Beat in vanilla extract and eggs, one at a time on low speed. Scrape the bottom and sides of bowl, then increase speed to low-medium and beat until well mixed andlighter in color.
On low speed, beat in the pumpkin one spoonful at a time. Switch to a rubber spatula and fold in the flour mixture in three additions, mixing well after each addition. Scrape the sides and bottom of the bowl to make sure all of the flour is incorporated.

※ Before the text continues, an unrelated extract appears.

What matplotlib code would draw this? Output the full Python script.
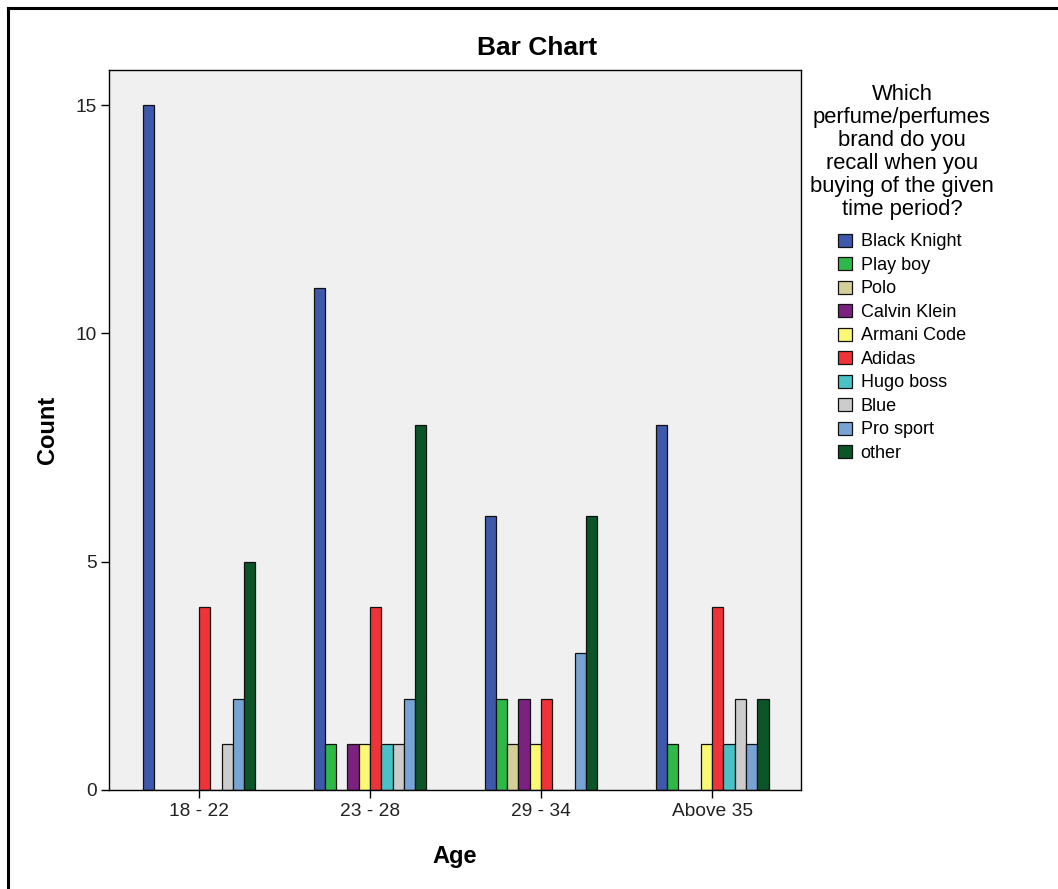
import matplotlib
matplotlib.use("Agg")
import matplotlib.pyplot as plt
from matplotlib.lines import Line2D
import numpy as np

plt.rcParams['font.family'] = ['Liberation Sans', 'DejaVu Sans']

age_groups = ["18 - 22", "23 - 28", "29 - 34", "Above 35"]
brands = ["Black Knight", "Play boy", "Polo", "Calvin Klein", "Armani Code",
          "Adidas", "Hugo boss", "Blue", "Pro sport", "other"]
counts = {
    "Black Knight": [15, 11, 6, 8],
    "Play boy":     [0, 1, 2, 1],
    "Polo":         [0, 0, 1, 0],
    "Calvin Klein": [0, 1, 2, 0],
    "Armani Code":  [0, 1, 1, 1],
    "Adidas":       [4, 4, 2, 4],
    "Hugo boss":    [0, 1, 0, 1],
    "Blue":         [1, 1, 0, 2],
    "Pro sport":    [2, 2, 3, 1],
    "other":        [5, 8, 6, 2],
}
colors = ["#3e58ac", "#2eb848", "#d4cf98", "#7b2281", "#fbf873",
          "#ef3338", "#48c2c5", "#cccccc", "#78a4d5", "#0b5529"]
yticks = [0, 5, 10, 15]

W, H = 1058, 889
fig = plt.figure(figsize=(W / 100, H / 100), dpi=100)
fig.patch.set_facecolor("white")

ax = fig.add_axes([109 / W, (H - 790) / H, 692 / W, 720 / H])
ax.set_facecolor("#f0f0f0")

x = np.arange(len(age_groups))
bw = 0.066
n = len(brands)
handles = []
for j, (b, c) in enumerate(zip(brands, colors)):
    pos = x + (j - (n - 1) / 2) * bw
    bars = ax.bar(pos, counts[b], width=bw, color=c, edgecolor="#111111",
                  linewidth=0.9, label=b, zorder=2)
    handles.append(bars)

ax.set_xlim(-0.526, 3.52)
ax.set_ylim(0, 15.77)
ax.set_xticks(x)
ax.set_xticklabels(age_groups, fontsize=13.8)
ax.set_yticks(yticks)
ax.set_yticklabels([str(t) for t in yticks], fontsize=13.8)
ax.tick_params(axis="both", direction="out", length=6, width=1, color="black",
               labelcolor="#222222", pad=3)
for s in ax.spines.values():
    s.set_color("black")
    s.set_linewidth(1)

fig.text(537 / W, 1 - 48 / H, "Bar Chart", fontsize=19, fontweight="bold",
         ha="center", va="center")
ax.set_ylabel("Count", fontsize=17, fontweight="bold", labelpad=12)
ax.set_xlabel("Age", fontsize=17, fontweight="bold", labelpad=18)

leg = fig.legend(handles=handles, labels=brands,
                 title="Which\nperfume/perfumes\nbrand do you\nrecall when you\nbuying of the given\ntime period?",
                 loc="upper center", bbox_to_anchor=(902 / W, 1 - 84 / H),
                 frameon=False, fontsize=13, title_fontsize=15.8,
                 handlelength=0.75, handleheight=0.75, handletextpad=0.5,
                 labelspacing=0.36, borderpad=0, borderaxespad=0,
                 alignment="center")
leg.get_title().set_linespacing(1.12)
leg.get_title().set_multialignment("center")
leg._legend_box.sep = 10
for h in leg.legend_handles:
    h.set_edgecolor("#111111")
    h.set_linewidth(0.9)

# outer frame
fig.add_artist(Line2D([8 / W, 1], [1 - 8 / H, 1 - 8 / H], transform=fig.transFigure,
                      color="black", lw=2.2))
fig.add_artist(Line2D([8 / W, 8 / W], [0, 1 - 8 / H], transform=fig.transFigure,
                      color="black", lw=2.2))

fig.savefig("out.png", dpi=100)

Batter will be thick.
Use a medium (1.5 Tbs) cookie scoop to place evenly sized mounds of thick batter onto the prepared baking sheets, 12 per sheet.
Bake until the cookies feel firm and set, lightly browned around the edges,about 13-14 minutes. (I bake three sheets at a time, rotating halfway through to ensure even baking)
Remove from the oven, cool on the baking sheets for a few minutes, then slide the cookies on the parchment paper to a rack to cool completely.
Bourbon Maple Syrup Italian Meringue Buttercream:
8 oz bourbon barrel aged maple syrup (alternatively, use 7 oz Grade A amber maple syrup and add 1 Tablespoon bourbon)
4 egg whites (about 4 oz), room temperature
1/4 tsp cream of tartar
1/8 tsp salt
1 tsp vanilla extract
1/2 tsp pumpkin pie spice
2 sticks unsalted butter, cut into tablespoon pieces and at room temperature (but still cool to touch)
Directions:
In a 2 qt stainless steel pot, bring maple syrup to a boil over med-high heat. Reduce heat to low-medium and continue cooking until syrup reaches 245F on a candy thermometer. Swirl the pan occasionally,
which will help knock down any foam that builds up.
Meanwhile, place the egg whites and cream of tartar into a clean bowl of a stand mixer, and whip using the whisk attachment on med-high speed, until soft peaks form.
Turn the mixer speed up to high when the syrup reaches 240F, to create stiff peaks.
When the syrup reaches 245F, turn the mixer to medium speed and slowly pour the hot syrup in a thin steam into the meringue, aiming the stream between the whisk and the side of the bowl. Once all of the syrup has been added (do not scrape in any caramelized bits from the pot), turn the mixer speed back to high and let whip until the meringue is stiff, glossy, and not warm to the touch anymore.
On medium speed, add the salt, vanilla extract, and pumpkin pie spice. Then, whisk in 1 tablespoon of butter at a time. Let each pat of butter almost fully incorporate before adding the next. The meringue will deflate and may look curdled, just keep whipping. After all of the butter is in, continue to whip until a smooth buttercream forms. Use immediately.
Assembly:
Using a piping bag, small cookie scoop, or a spoon, place a large dollop of the filling on the flat side of half of the cookies. Gently sandwich with the other halves to form whoopie pies. Enjoy.
Pies may be refrigerated for storage, but are best eaten at room temperature.